The cardinal virtues come in a famous pack of four: prudence, justice, fortitude and temperance. We looked at prudence in some of our previous posts. I thought it time now to move to the moral virtue that is next in line: justice.

If you weren’t here for the posts on prudence, then it might help briefly to revisit them: they began on 24th April, and can be found at this link.

Prudence has a lot to do with seeing reality as it is, not as we would like it to be. It is also to do with being able to plot out a course of action which takes that reality into account. A prudent person is a great one to have as a confidant, it seems to me. He or she will ask you a lot of questions and help you to arrive peacefully at a decision – which, in the end, will still be your decision, because the questions and answers that prudence considers do not force you into anything. Rather, they reveal a path by clearing away the weeds, and so enable you freely to walk down that path, and own the decision. The words of great twentieth century Catholic philosopher, Josef Pieper,* can be enlightening. He says:

Prudence has a double aspect. One side is concerned with gathering knowledge, with establishing a yardstick, and is directed toward reality; the other side is concerned with decision and command, with evaluation, and is directed toward action.

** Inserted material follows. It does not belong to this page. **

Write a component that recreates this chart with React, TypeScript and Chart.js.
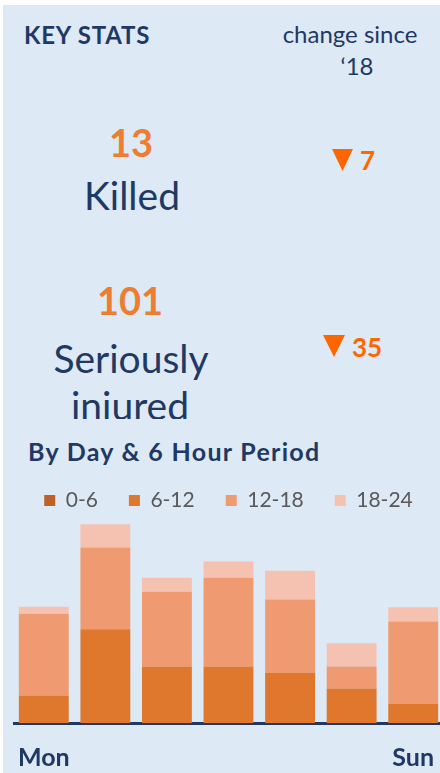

I love the idea that prudence is about gathering the knowledge that enables us to understand reality. Behind this is the humble acknowledgement that as fallen creatures, our view of things is apt to be distorted. Prudence is about opening our eyes to the truth of things and situations, so that our subsequent decisions and actions will be directed toward that same truth and goodness. ‘Prudence translates the truth of real things into the goodness of human activity…. Thus prudence does not simply rank first in the scale of cardinal virtues, it actually is the “mother of virtues.” And “gives birth” to the others’ (Pieper).